Las tardes interminables de cine frente al televisor nos enseñaron que el capitán del barco solo se hunde tras ver a salvo a su tripulación, y que los viejos héroes del western siempre mueren con las botas puestas, mascando tabaco y maldiciendo entre dientes manchados de sangre, en esa última letanía de honor que recita el vencido justo antes de encontrar y entregarse a su ansiada paz. Hoy, 8 de enero de 2016, nacía Roy Batty, el inolvidable replicante de Blade Runner que se negó a ser esclavo de su destino. Hoy, el Madrid vive esclavizado por una idiosincrasia enferma y un culto al falso ídolo que ha hecho que los principios que le hicieron grande parezcan estar olvidándose como lágrimas en la lluvia.
Benítez ha pecado de muchas cosas, pero sobre todo de cobardía. Quien sabe si por encontrarse ante la última gran oportunidad de su carrera, o por haberse visto superado por la expectativa del que cumple el sueño de su vida, lo cierto es que absolutamente nada ha ido como debería. El Madrid buscó en la figura del entrenador madrileño un perfil que cortase de raíz con la anarquía táctica y la meritocracia vergonzosamente funcionarial que definió al segundo año de Ancelotti, pero acabó encontrándose una continuación de marca blanca. Por primera vez en su carrera, Benítez impuso el corazón sobre la razón y vulneró todas las características que le habían definido durante 20 años. Donde el Madrid buscaba un replicante, Rafa quiso ser más humano que nunca. E inevitablemente, aquello derivó en la peor de las traiciones: la traición a uno mismo.
Lo cierto es que, pese a todo, en un principio hubo motivos para confiar en el cambio. El nuevo Real Madrid parecía apostar por un modelo en el que primase la solidez sobre la brillantez, al estilo de aquel ya lejano Valencia que la díscola etapa galáctica tuvo que digerir como si fuera alambre de espino. Benítez parecía querer imponer un equipo con líneas más juntas, mayor sacrificio colectivo y primacía de lo general sobre lo individual. La perspectiva del tiempo puede abofetear el recuerdo de aquellos esperanzadores días y contarnos que aquello no dejaba de ser un castillo de naipes sustentado en un estratosférico Keylor Navas y un sobresaliente Casemiro, pero uno quiere creer que el menos existieron un mínimo de dignidad y buenas intenciones. No fue suficiente. Todo duró hasta que el entrenador vendió su alma al diablo, o al vestuario. Lo mismo da.

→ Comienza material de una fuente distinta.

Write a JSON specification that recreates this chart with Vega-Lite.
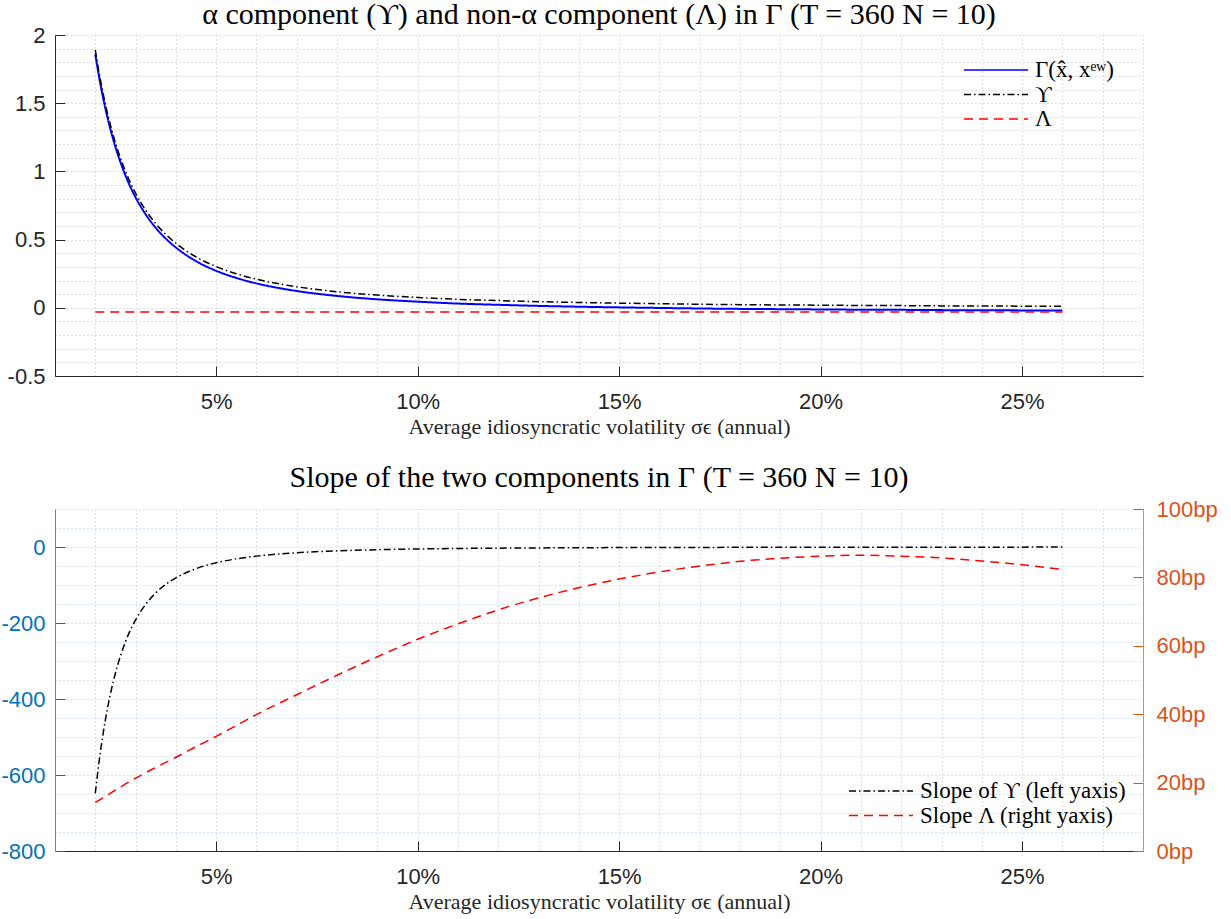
{
  "$schema": "https://vega.github.io/schema/vega-lite/v6.json",
  "background": "white",
  "padding": {"left": 0, "top": 0, "right": 5, "bottom": 5},
  "autosize": {"type": "pad"},
  "config": {
    "view": {"stroke": null},
    "title": {"font": "Liberation Serif", "fontSize": 30, "fontWeight": "normal", "color": "#000000", "anchor": "middle", "offset": 5},
    "axis": {"labelFont": "Liberation Sans", "labelFontSize": 22, "titleFont": "Liberation Serif", "titleFontSize": 22, "titleFontWeight": "normal", "titleColor": "#262626", "labelOverlap": false, "labelFlush": false},
    "legend": {"labelFont": "Liberation Serif", "labelFontSize": 23, "labelColor": "#000000", "labelLimit": 400, "symbolType": "stroke", "symbolStrokeWidth": 1.5, "padding": 0, "rowPadding": 1.5, "labelOffset": 6, "clipHeight": 20}
  },
  "datasets": {
    "d": [
      {"s": 2, "gamma": 1.859, "upsilon": 1.890, "lambda": -0.031, "slopeU": -648, "slopeL": 14.2},
      {"s": 2.1, "gamma": 1.683, "upsilon": 1.714, "lambda": -0.031, "slopeU": -560, "slopeL": 14.9},
      {"s": 2.2, "gamma": 1.531, "upsilon": 1.562, "lambda": -0.031, "slopeU": -487, "slopeL": 15.6},
      {"s": 2.3, "gamma": 1.398, "upsilon": 1.429, "lambda": -0.031, "slopeU": -426, "slopeL": 16.3},
      {"s": 2.4, "gamma": 1.282, "upsilon": 1.313, "lambda": -0.031, "slopeU": -375, "slopeL": 17.1},
      {"s": 2.5, "gamma": 1.179, "upsilon": 1.210, "lambda": -0.031, "slopeU": -332, "slopeL": 17.8},
      {"s": 2.75, "gamma": 0.969, "upsilon": 1.000, "lambda": -0.031, "slopeU": -249, "slopeL": 19.6},
      {"s": 3, "gamma": 0.809, "upsilon": 0.840, "lambda": -0.031, "slopeU": -192, "slopeL": 21.3},
      {"s": 3.25, "gamma": 0.685, "upsilon": 0.716, "lambda": -0.031, "slopeU": -151, "slopeL": 22.9},
      {"s": 3.5, "gamma": 0.586, "upsilon": 0.617, "lambda": -0.031, "slopeU": -121, "slopeL": 24.4},
      {"s": 3.75, "gamma": 0.507, "upsilon": 0.538, "lambda": -0.031, "slopeU": -98, "slopeL": 25.9},
      {"s": 4, "gamma": 0.442, "upsilon": 0.473, "lambda": -0.031, "slopeU": -81, "slopeL": 27.4},
      {"s": 4.5, "gamma": 0.342, "upsilon": 0.373, "lambda": -0.031, "slopeU": -57, "slopeL": 30.5},
      {"s": 5, "gamma": 0.271, "upsilon": 0.302, "lambda": -0.031, "slopeU": -41.5, "slopeL": 33.5},
      {"s": 5.5, "gamma": 0.219, "upsilon": 0.250, "lambda": -0.031, "slopeU": -31.2, "slopeL": 36.7},
      {"s": 6, "gamma": 0.179, "upsilon": 0.210, "lambda": -0.031, "slopeU": -24, "slopeL": 39.9},
      {"s": 7, "gamma": 0.123, "upsilon": 0.154, "lambda": -0.031, "slopeU": -15.1, "slopeL": 45.7},
      {"s": 8, "gamma": 0.087, "upsilon": 0.118, "lambda": -0.031, "slopeU": -10.1, "slopeL": 51.4},
      {"s": 9, "gamma": 0.062, "upsilon": 0.093, "lambda": -0.031, "slopeU": -7.1, "slopeL": 56.8},
      {"s": 10, "gamma": 0.045, "upsilon": 0.076, "lambda": -0.031, "slopeU": -5.2, "slopeL": 61.9},
      {"s": 11, "gamma": 0.031, "upsilon": 0.062, "lambda": -0.031, "slopeU": -3.9, "slopeL": 66.4},
      {"s": 12, "gamma": 0.022, "upsilon": 0.053, "lambda": -0.031, "slopeU": -3.0, "slopeL": 70.5},
      {"s": 13, "gamma": 0.014, "upsilon": 0.045, "lambda": -0.031, "slopeU": -2.4, "slopeL": 74.0},
      {"s": 14, "gamma": 0.008, "upsilon": 0.039, "lambda": -0.031, "slopeU": -1.9, "slopeL": 77.0},
      {"s": 15, "gamma": 0.003, "upsilon": 0.034, "lambda": -0.031, "slopeU": -1.5, "slopeL": 79.5},
      {"s": 16, "gamma": -0.001, "upsilon": 0.030, "lambda": -0.031, "slopeU": -1.3, "slopeL": 81.6},
      {"s": 17, "gamma": -0.005, "upsilon": 0.026, "lambda": -0.031, "slopeU": -1.1, "slopeL": 83.3},
      {"s": 18, "gamma": -0.008, "upsilon": 0.023, "lambda": -0.031, "slopeU": -0.9, "slopeL": 84.7},
      {"s": 19, "gamma": -0.010, "upsilon": 0.021, "lambda": -0.031, "slopeU": -0.8, "slopeL": 85.6},
      {"s": 20, "gamma": -0.012, "upsilon": 0.019, "lambda": -0.031, "slopeU": -0.65, "slopeL": 86.2},
      {"s": 21, "gamma": -0.014, "upsilon": 0.017, "lambda": -0.031, "slopeU": -0.56, "slopeL": 86.5},
      {"s": 22, "gamma": -0.015, "upsilon": 0.016, "lambda": -0.031, "slopeU": -0.49, "slopeL": 86.2},
      {"s": 23, "gamma": -0.017, "upsilon": 0.014, "lambda": -0.031, "slopeU": -0.43, "slopeL": 85.7},
      {"s": 24, "gamma": -0.018, "upsilon": 0.013, "lambda": -0.031, "slopeU": -0.38, "slopeL": 84.8},
      {"s": 25, "gamma": -0.019, "upsilon": 0.012, "lambda": -0.031, "slopeU": -0.33, "slopeL": 83.7},
      {"s": 26, "gamma": -0.020, "upsilon": 0.011, "lambda": -0.031, "slopeU": -0.29, "slopeL": 82.3}
    ]
  },
  "resolve": {"scale": {"color": "independent", "strokeDash": "independent", "x": "independent"}},
  "spacing": 26,
  "vconcat": [
    {
      "width": 1088,
      "height": 341,
      "title": {"text": "α component (ϒ) and non-α component (Λ) in Γ (T = 360 N = 10)", "offset": -6},
      "data": {"name": "d"},
      "encoding": {
        "x": {
          "field": "s", "type": "quantitative",
          "scale": {"domain": [1, 28], "nice": false, "zero": false},
          "axis": {
            "title": "Average idiosyncratic volatility σϵ (annual)",
            "values": [1,2,3,4,5,6,7,8,9,10,11,12,13,14,15,16,17,18,19,20,21,22,23,24,25,26,27,28],
            "labelExpr": "datum.value % 5 === 0 ? datum.value + '%' : ''",
            "labelOverlap": false,
            "grid": true, "gridColor": "#bdbdbd", "gridDash": [1, 3],
            "tickSize": -10, "tickColor": "#262626",
            "tickOpacity": {"condition": {"test": "datum.value % 5 === 0", "value": 1}, "value": 0},
            "domainColor": "#262626", "labelColor": "#262626", "labelPadding": 25, "titlePadding": 4
          }
        }
      },
      "resolve": {"axis": {"y": "independent"}},
      "layer": [
        {
          "mark": {"type": "line", "opacity": 0},
          "encoding": {
            "y": {
              "field": "upsilon", "type": "quantitative",
              "scale": {"domain": [-0.5, 2], "nice": false, "zero": false},
              "axis": {
                "title": null, "orient": "left",
                "values": [-0.5,-0.4,-0.3,-0.2,-0.1,0,0.1,0.2,0.3,0.4,0.5,0.6,0.7,0.8,0.9,1,1.1,1.2,1.3,1.4,1.5,1.6,1.7,1.8,1.9,2],
                "labels": false, "ticks": false, "domain": false,
                "grid": true, "gridColor": "#bdbdbd", "gridDash": [1, 3]
              }
            }
          }
        },
        {
          "mark": {"type": "line", "strokeWidth": 2, "interpolate": "monotone"},
          "encoding": {
            "y": {
              "field": "gamma", "type": "quantitative",
              "axis": {
                "title": null, "orient": "left",
                "values": [-0.5, 0, 0.5, 1, 1.5, 2],
                "labelExpr": "'' + datum.value",
                "labelOverlap": false,
                "grid": false,
                "tickSize": -10, "tickColor": "#262626",
                "domainColor": "#262626", "labelColor": "#262626", "labelPadding": 20
              }
            },
            "color": {
              "datum": "Γ(x̂, xᵉʷ)",
              "scale": {"domain": ["Γ(x̂, xᵉʷ)", "ϒ", "Λ"], "range": ["#0000ff", "#000000", "#ff0000"]},
              "legend": {"title": null, "orient": "none", "legendX": 908, "legendY": 25, "symbolSize": 4096}
            },
            "strokeDash": {
              "datum": "Γ(x̂, xᵉʷ)",
              "scale": {"domain": ["Γ(x̂, xᵉʷ)", "ϒ", "Λ"], "range": [[1, 0], [7, 3, 1.5, 3], [9, 6]]},
              "legend": {"title": null, "orient": "none", "legendX": 908, "legendY": 25, "symbolSize": 4096}
            }
          }
        },
        {
          "mark": {"type": "line", "strokeWidth": 1.5, "interpolate": "monotone"},
          "encoding": {
            "y": {"field": "upsilon", "type": "quantitative", "axis": null},
            "color": {"datum": "ϒ"},
            "strokeDash": {"datum": "ϒ"}
          }
        },
        {
          "mark": {"type": "line", "strokeWidth": 1.5},
          "encoding": {
            "y": {"field": "lambda", "type": "quantitative", "axis": null},
            "color": {"datum": "Λ"},
            "strokeDash": {"datum": "Λ"}
          }
        }
      ]
    },
    {
      "width": 1088,
      "height": 342,
      "title": {"text": "Slope of the two components in Γ (T = 360 N = 10)"},
      "data": {"name": "d"},
      "encoding": {
        "x": {
          "field": "s", "type": "quantitative",
          "scale": {"domain": [1, 28], "nice": false, "zero": false},
          "axis": {
            "title": "Average idiosyncratic volatility σϵ (annual)",
            "values": [1,2,3,4,5,6,7,8,9,10,11,12,13,14,15,16,17,18,19,20,21,22,23,24,25,26,27,28],
            "labelExpr": "datum.value % 5 === 0 ? datum.value + '%' : ''",
            "labelOverlap": false,
            "grid": true, "gridColor": "#bdbdbd", "gridDash": [1, 3],
            "tickSize": -10, "tickColor": "#262626",
            "tickOpacity": {"condition": {"test": "datum.value % 5 === 0", "value": 1}, "value": 0},
            "domainColor": "#262626", "labelColor": "#262626", "labelPadding": 25, "titlePadding": 4
          }
        }
      },
      "resolve": {"scale": {"y": "independent"}},
      "layer": [
        {
          "mark": {"type": "line", "strokeWidth": 1.5, "interpolate": "monotone"},
          "encoding": {
            "y": {
              "field": "slopeU", "type": "quantitative",
              "scale": {"domain": [-800, 100], "nice": false, "zero": false},
              "axis": {
                "title": null, "orient": "left",
                "values": [-800,-750,-700,-650,-600,-550,-500,-450,-400,-350,-300,-250,-200,-150,-100,-50,0,50,100],
                "labelExpr": "datum.value % 200 === 0 ? '' + datum.value : ''",
                "labelOverlap": false,
                "grid": true, "gridColor": "#a9c8e6", "gridDash": [1, 3],
                "tickSize": -10, "tickColor": "#0072BD",
                "tickOpacity": {"condition": {"test": "datum.value % 200 === 0", "value": 1}, "value": 0},
                "domainColor": "#3d8fd1", "labelColor": "#0072BD", "labelPadding": 20
              }
            },
            "color": {
              "datum": "Slope of ϒ (left yaxis)",
              "scale": {"domain": ["Slope of ϒ (left yaxis)", "Slope Λ (right yaxis)"], "range": ["#000000", "#ff0000"]},
              "legend": {"title": null, "orient": "none", "legendX": 793, "legendY": 272, "symbolSize": 4096}
            },
            "strokeDash": {
              "datum": "Slope of ϒ (left yaxis)",
              "scale": {"domain": ["Slope of ϒ (left yaxis)", "Slope Λ (right yaxis)"], "range": [[7, 3, 1.5, 3], [9, 6]]},
              "legend": {"title": null, "orient": "none", "legendX": 793, "legendY": 272, "symbolSize": 4096}
            }
          }
        },
        {
          "mark": {"type": "line", "strokeWidth": 1.5, "interpolate": "monotone"},
          "encoding": {
            "y": {
              "field": "slopeL", "type": "quantitative",
              "scale": {"domain": [0, 100], "nice": false, "zero": false},
              "axis": {
                "title": null, "orient": "right",
                "values": [0, 20, 40, 60, 80, 100],
                "labelExpr": "datum.value + 'bp'",
                "labelOverlap": false,
                "grid": false,
                "tickSize": -10, "tickColor": "#D95319",
                "domainColor": "#e08a55", "labelColor": "#D95319", "labelPadding": 23
              }
            },
            "color": {"datum": "Slope Λ (right yaxis)"},
            "strokeDash": {"datum": "Slope Λ (right yaxis)"}
          }
        }
      ]
    }
  ]
}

“Míster, contra el Barcelona salimos al ataque”. El resto es historia. Principio y final de un proyecto concentrados en 90 minutos, y todas las vergüenzas de un grupo de jugadores expuestas hasta el extremo. Benítez no pudo sobrevivir a la BBC, ni a las alineaciones cocinadas a fuego lento en el Txistu y en las cenas de conjura que Ramos organiza cada dos meses, ni a la propaganda enferma y consumida con gusto por el rebaño de Relaño, esa que nos cuenta que el Madrid no puede jugar como un equipo y que las alineaciones las dictan los méritos adquiridos en Mundiales y Eurocopas, lugares de nacimiento y cifras de fichaje.
Y se acabó. Ni tan siquiera puede hablarse de final triste, porque el rollo de película se atascó en los créditos del principio. Tardes de cine que recordamos con añoranza, westerns en blanco y negro en la que los héroes sudaban carisma y cagaban integridad. Misiones suicidas, héroes de gesto fruncido y sueños cumplidos en la mejor superproducción que jamás se vio. Cómo lo echamos de menos. El Madrid ha visto cosas que vosotros no creeríais. Pero como Roy Batty en su humanizante epifanía, el Bernabéu y el madridismo no deberían permitir que aquellos recuerdos se pierdan como lágrimas en la lluvia. Aún no es tiempo de morir.